-- Start Entries supplied --

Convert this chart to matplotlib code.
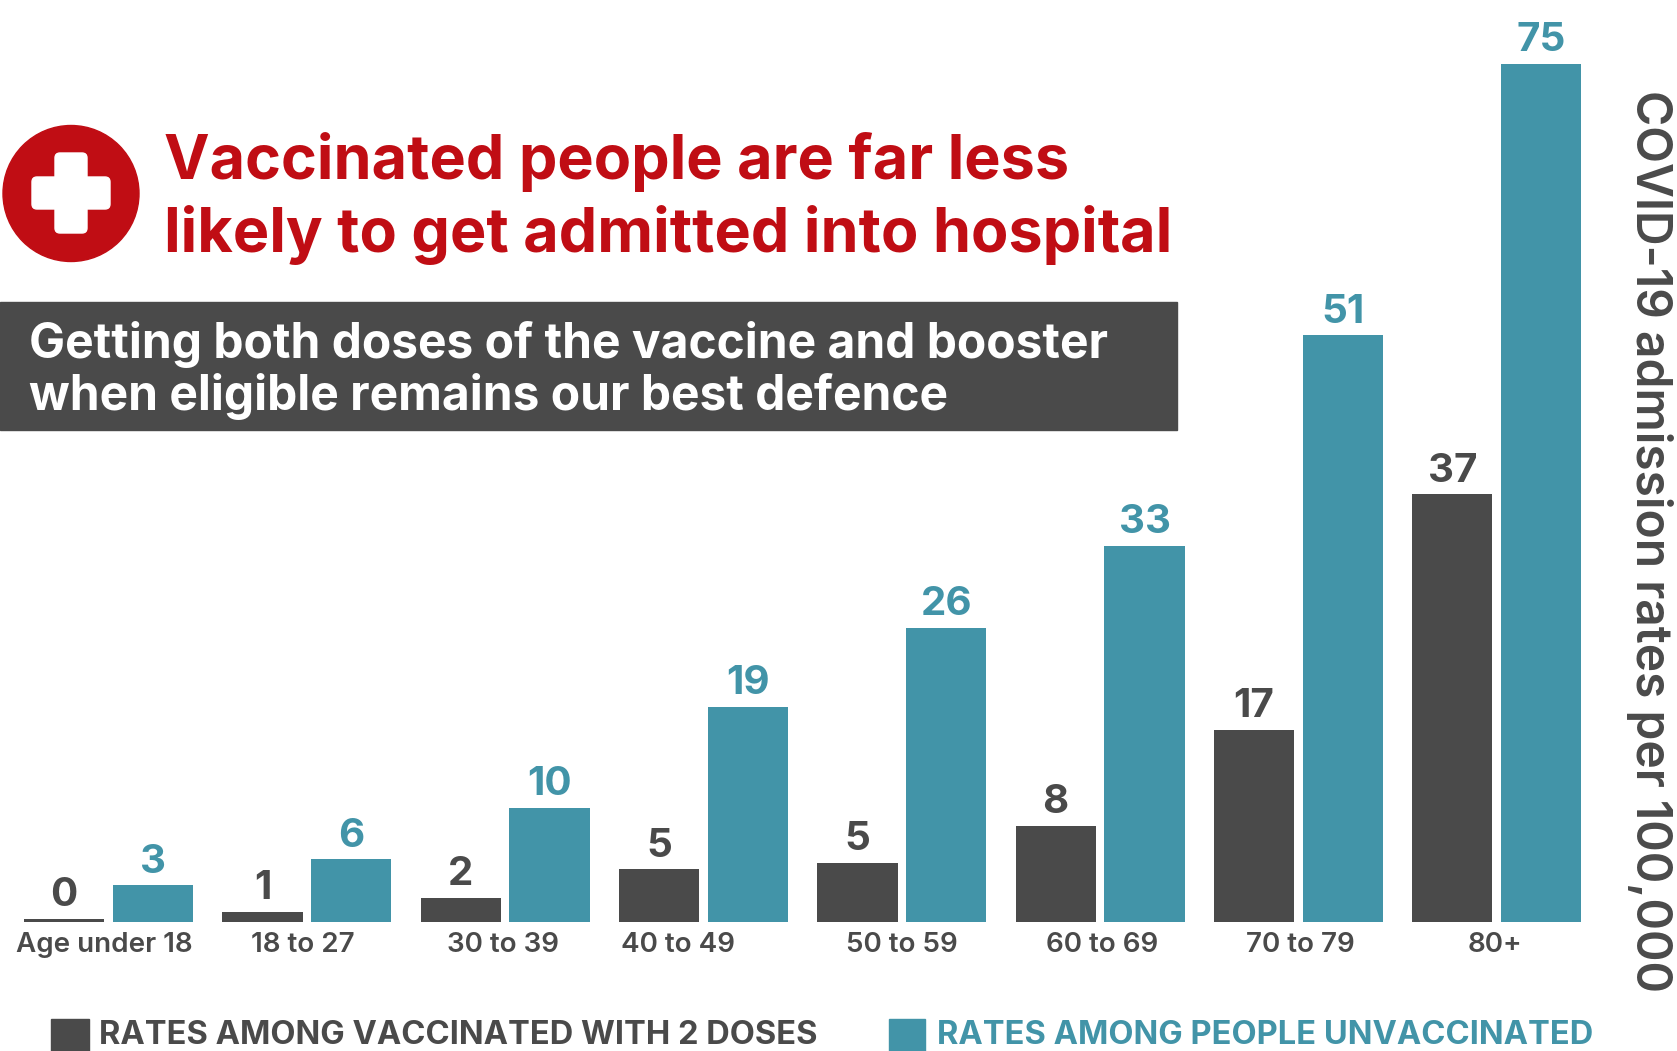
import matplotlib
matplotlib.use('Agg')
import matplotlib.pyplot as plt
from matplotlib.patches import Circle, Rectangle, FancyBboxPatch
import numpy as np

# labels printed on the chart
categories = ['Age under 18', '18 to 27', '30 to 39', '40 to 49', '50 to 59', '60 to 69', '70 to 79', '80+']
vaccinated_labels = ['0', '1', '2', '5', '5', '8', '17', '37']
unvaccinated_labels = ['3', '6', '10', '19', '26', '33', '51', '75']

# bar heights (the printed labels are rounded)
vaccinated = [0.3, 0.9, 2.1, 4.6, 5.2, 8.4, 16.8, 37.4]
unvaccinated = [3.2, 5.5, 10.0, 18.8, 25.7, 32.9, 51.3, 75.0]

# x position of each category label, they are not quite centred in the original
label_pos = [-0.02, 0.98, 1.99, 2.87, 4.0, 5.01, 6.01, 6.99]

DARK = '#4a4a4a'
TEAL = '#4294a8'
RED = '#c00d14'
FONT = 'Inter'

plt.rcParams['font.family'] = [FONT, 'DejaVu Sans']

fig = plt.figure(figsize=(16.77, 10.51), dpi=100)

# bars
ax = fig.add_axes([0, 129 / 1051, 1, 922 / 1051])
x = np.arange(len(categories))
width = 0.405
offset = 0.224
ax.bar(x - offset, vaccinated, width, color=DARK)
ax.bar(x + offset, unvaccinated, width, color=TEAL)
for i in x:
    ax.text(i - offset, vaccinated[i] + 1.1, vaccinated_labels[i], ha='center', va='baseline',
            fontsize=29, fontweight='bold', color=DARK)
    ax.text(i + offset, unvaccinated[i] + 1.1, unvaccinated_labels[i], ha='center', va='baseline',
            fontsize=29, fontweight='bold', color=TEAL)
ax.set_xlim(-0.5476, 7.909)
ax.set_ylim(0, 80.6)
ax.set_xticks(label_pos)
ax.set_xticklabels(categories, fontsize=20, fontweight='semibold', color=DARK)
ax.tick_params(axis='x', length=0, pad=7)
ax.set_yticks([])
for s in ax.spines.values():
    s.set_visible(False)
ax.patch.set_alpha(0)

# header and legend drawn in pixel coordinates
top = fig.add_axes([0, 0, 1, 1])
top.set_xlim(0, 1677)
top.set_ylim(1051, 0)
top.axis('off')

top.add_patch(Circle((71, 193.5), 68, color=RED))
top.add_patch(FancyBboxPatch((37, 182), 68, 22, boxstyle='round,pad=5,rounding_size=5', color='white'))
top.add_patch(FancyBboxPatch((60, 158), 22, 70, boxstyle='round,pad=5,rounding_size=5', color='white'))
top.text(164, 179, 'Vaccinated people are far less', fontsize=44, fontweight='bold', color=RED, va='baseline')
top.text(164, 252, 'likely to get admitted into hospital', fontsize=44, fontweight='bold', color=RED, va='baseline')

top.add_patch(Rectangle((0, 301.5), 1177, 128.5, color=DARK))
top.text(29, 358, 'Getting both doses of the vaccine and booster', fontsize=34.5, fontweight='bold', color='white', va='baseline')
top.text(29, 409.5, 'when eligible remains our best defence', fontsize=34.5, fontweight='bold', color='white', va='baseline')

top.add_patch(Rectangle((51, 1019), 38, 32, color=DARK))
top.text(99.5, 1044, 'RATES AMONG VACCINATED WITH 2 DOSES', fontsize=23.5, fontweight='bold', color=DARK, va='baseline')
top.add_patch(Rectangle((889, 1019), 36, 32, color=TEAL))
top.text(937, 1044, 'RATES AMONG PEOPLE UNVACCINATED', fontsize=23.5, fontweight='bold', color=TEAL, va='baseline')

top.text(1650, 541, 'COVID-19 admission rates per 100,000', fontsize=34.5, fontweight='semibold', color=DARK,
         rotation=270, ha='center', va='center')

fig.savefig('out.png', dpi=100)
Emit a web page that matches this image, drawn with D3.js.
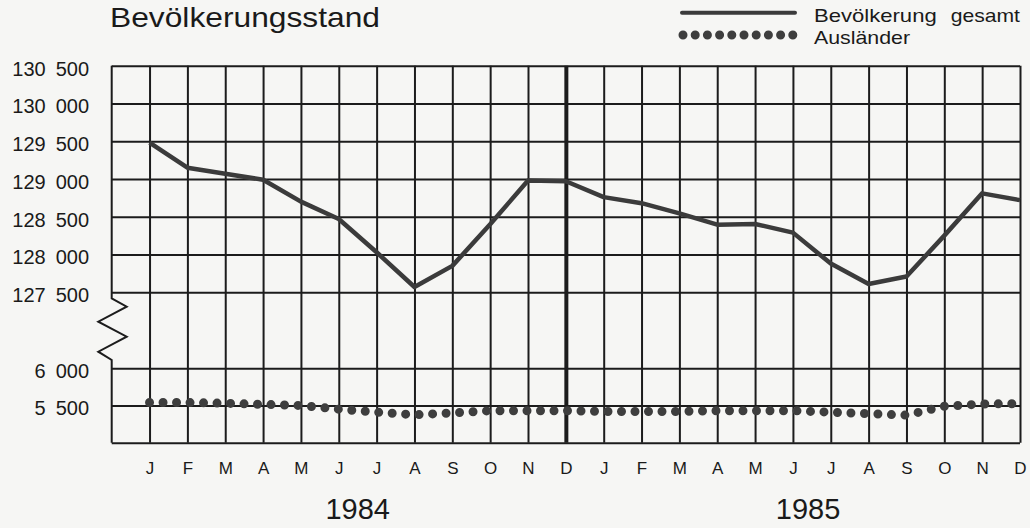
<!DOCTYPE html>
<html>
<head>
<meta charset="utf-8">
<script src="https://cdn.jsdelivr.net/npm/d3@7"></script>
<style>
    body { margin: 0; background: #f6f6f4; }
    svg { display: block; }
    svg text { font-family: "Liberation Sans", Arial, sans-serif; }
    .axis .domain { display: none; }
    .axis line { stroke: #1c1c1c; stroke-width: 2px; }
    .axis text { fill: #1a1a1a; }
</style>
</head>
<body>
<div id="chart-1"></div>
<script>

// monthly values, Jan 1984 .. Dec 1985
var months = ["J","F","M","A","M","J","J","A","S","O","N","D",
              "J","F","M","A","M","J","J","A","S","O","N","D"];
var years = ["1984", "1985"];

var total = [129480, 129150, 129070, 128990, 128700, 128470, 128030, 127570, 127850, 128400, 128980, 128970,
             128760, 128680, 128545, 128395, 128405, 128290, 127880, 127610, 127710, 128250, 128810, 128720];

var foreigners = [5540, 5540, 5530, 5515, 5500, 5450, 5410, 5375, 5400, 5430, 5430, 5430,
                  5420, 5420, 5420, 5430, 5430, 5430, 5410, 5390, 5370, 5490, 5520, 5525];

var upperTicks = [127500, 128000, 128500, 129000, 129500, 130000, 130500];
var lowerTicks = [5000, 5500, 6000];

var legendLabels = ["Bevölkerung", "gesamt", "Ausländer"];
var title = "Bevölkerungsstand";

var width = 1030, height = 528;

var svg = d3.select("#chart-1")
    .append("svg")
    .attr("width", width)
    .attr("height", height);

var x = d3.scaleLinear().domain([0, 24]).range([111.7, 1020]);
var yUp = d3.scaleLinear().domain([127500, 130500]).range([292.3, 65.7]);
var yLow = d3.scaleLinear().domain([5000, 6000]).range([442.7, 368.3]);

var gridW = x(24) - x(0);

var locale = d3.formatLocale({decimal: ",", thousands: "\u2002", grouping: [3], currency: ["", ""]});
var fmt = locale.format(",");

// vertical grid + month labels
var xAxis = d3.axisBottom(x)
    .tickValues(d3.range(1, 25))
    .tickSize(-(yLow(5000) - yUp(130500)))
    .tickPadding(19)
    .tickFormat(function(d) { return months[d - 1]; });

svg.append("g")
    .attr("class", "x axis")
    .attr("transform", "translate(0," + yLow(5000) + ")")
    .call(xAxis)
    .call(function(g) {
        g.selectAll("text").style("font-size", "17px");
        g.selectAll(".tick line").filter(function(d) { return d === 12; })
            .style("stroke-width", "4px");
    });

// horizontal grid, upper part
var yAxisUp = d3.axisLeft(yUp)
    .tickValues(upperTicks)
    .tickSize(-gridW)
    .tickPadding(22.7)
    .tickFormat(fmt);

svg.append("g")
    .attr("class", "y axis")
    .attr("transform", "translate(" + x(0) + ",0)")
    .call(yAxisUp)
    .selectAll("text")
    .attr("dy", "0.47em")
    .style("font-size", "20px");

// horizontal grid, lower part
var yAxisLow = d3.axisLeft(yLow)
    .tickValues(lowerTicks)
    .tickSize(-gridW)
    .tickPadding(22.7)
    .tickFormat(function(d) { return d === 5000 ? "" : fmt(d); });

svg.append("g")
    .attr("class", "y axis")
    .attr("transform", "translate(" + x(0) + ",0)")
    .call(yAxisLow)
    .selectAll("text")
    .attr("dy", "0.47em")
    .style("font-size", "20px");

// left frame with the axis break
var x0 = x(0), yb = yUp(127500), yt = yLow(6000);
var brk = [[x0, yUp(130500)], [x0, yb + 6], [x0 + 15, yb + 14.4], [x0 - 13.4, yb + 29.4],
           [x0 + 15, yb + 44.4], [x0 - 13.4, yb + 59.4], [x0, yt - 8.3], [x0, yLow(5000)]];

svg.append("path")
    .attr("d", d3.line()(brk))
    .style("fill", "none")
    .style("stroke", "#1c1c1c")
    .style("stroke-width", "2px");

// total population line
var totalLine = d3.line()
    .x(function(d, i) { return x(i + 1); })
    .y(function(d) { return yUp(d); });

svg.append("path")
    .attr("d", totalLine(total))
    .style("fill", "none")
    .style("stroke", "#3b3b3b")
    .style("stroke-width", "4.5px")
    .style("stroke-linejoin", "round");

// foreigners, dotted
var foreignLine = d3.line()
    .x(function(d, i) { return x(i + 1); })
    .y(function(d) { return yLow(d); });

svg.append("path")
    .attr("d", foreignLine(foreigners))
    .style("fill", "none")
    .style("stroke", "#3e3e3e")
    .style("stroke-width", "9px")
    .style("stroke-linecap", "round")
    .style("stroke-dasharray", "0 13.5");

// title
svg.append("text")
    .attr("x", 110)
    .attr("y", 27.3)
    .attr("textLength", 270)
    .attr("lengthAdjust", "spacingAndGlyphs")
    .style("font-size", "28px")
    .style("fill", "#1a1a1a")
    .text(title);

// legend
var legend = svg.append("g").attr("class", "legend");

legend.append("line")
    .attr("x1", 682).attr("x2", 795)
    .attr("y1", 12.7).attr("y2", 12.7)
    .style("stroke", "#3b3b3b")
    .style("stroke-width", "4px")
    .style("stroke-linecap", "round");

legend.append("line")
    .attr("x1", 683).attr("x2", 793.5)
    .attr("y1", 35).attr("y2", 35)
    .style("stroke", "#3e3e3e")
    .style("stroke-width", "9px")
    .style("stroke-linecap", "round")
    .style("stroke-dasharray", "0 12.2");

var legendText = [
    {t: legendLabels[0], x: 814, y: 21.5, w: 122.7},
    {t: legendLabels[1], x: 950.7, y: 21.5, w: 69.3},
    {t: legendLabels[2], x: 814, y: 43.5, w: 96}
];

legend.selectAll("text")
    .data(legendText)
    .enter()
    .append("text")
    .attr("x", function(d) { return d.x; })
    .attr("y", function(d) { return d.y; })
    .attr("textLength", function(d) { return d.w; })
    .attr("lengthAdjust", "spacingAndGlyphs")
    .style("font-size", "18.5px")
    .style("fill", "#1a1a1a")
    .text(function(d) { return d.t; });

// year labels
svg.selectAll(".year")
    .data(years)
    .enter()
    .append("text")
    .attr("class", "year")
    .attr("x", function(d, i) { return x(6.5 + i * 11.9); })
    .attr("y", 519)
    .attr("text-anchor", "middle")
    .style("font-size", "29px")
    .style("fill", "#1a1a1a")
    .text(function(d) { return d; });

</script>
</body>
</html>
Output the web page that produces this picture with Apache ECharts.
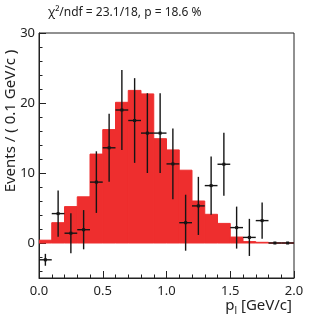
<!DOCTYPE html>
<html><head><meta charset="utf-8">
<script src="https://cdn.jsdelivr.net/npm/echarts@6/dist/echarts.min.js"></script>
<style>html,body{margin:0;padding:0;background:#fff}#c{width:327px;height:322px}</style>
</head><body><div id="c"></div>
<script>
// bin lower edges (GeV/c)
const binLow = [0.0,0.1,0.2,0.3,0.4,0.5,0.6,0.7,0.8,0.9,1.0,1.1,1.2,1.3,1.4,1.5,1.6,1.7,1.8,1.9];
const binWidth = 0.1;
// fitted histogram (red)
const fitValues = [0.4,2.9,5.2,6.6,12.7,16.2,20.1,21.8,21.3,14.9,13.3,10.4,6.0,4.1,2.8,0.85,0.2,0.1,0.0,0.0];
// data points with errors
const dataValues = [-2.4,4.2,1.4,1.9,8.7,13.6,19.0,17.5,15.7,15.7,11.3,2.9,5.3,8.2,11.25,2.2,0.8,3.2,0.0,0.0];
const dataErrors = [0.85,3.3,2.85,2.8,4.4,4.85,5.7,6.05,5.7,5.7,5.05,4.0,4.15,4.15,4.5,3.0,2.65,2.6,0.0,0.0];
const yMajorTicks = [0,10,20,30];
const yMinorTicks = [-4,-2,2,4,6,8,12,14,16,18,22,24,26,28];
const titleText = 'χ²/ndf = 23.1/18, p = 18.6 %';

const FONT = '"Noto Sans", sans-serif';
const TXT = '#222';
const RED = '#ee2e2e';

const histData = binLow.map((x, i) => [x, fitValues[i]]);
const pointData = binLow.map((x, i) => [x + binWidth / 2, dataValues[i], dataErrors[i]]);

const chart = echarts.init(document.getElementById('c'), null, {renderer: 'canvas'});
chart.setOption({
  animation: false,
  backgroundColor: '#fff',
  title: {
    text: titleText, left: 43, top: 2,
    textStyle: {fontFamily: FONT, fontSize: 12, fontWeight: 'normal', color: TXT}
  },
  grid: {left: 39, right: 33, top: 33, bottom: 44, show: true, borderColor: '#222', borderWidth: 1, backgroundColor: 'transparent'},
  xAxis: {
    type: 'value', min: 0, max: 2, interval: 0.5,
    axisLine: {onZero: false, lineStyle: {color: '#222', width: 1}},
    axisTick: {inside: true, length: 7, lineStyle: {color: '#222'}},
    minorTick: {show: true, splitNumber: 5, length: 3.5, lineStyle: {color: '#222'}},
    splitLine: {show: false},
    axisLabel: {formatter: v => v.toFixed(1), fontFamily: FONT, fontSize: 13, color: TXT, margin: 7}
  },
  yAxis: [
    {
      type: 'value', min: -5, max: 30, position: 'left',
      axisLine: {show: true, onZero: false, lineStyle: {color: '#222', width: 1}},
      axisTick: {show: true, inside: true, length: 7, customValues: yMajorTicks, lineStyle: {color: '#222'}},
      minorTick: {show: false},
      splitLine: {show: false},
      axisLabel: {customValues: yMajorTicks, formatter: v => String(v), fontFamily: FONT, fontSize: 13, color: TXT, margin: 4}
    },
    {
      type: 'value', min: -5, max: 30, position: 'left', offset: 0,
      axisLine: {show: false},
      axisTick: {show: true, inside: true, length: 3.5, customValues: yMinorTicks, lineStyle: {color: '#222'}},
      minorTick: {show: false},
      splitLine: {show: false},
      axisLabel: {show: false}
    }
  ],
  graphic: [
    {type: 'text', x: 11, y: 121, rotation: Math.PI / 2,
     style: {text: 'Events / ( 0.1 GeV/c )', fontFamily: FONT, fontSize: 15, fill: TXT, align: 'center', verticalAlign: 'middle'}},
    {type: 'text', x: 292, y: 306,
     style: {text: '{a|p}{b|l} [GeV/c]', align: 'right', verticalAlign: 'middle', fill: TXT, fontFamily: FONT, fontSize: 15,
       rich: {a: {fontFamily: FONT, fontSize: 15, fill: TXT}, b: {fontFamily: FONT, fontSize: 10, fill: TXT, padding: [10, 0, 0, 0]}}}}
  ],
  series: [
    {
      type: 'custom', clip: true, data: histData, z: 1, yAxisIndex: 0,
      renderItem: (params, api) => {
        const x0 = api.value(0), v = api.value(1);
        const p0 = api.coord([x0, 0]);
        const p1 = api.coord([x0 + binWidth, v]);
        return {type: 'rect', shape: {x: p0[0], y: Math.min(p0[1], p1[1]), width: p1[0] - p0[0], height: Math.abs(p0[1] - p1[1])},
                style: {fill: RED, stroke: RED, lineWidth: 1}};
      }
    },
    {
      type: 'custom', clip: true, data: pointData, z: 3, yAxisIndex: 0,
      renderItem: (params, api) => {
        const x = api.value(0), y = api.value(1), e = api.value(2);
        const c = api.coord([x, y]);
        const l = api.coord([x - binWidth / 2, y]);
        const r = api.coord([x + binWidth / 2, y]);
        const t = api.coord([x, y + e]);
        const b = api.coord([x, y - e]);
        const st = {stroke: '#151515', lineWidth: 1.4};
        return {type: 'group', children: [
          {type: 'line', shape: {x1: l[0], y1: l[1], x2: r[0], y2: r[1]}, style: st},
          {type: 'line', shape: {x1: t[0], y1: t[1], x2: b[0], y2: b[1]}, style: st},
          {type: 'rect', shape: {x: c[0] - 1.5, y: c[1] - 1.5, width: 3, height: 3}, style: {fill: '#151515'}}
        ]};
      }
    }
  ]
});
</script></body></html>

-- End Entries supplied --

What is asked >>
Pick out lines containing the word "that", each one as written.

Output of the exercise >>
Emit a web page that matches this image, drawn with D3.js.
Output the web page that produces this picture with Apache ECharts.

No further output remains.